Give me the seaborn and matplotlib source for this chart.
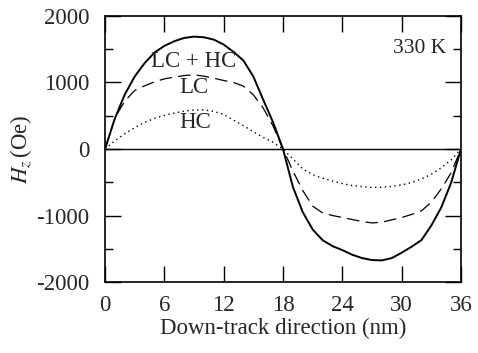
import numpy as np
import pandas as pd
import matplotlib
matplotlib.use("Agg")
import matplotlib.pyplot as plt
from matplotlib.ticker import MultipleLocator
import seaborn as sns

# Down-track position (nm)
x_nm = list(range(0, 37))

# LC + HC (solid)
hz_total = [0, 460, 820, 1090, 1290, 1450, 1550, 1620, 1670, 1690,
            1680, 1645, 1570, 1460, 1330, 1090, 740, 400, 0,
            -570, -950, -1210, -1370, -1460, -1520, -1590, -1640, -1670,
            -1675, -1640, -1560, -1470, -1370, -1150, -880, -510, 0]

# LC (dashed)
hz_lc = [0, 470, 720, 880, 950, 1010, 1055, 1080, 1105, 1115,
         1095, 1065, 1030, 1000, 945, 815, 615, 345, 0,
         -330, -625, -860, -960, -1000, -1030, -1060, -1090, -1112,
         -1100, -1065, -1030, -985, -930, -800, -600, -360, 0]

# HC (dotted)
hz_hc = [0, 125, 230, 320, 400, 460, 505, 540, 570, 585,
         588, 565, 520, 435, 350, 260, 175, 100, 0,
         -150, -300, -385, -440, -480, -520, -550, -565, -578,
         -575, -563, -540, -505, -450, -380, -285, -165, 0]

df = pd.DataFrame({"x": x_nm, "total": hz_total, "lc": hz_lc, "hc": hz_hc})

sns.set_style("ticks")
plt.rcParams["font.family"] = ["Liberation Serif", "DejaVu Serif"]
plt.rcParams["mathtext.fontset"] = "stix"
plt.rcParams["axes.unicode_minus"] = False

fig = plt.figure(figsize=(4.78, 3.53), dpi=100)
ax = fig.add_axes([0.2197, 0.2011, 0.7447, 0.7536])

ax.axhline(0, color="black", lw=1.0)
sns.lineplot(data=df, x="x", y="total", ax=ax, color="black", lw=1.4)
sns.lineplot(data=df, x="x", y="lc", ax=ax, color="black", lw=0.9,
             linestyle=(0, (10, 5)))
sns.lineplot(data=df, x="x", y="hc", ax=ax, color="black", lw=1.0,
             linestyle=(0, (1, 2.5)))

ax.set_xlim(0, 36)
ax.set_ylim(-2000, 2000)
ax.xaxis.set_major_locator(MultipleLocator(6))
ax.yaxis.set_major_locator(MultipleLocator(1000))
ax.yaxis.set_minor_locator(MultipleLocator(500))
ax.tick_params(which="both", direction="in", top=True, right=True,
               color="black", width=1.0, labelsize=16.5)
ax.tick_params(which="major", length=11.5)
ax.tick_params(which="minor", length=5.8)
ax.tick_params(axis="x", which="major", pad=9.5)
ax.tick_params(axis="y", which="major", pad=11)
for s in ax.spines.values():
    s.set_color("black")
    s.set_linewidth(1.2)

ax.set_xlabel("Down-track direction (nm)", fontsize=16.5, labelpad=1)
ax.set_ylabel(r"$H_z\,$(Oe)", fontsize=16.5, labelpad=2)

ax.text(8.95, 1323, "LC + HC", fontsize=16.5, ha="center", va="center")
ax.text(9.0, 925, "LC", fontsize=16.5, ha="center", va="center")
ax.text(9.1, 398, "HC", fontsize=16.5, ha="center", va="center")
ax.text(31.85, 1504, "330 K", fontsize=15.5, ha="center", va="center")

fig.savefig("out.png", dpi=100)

→ **Exercise**
Identify all lines where the word "seaborn" shows up. Copy them.

→ **Answer to this exercise**
Give me the seaborn and matplotlib source for this chart.
import seaborn as sns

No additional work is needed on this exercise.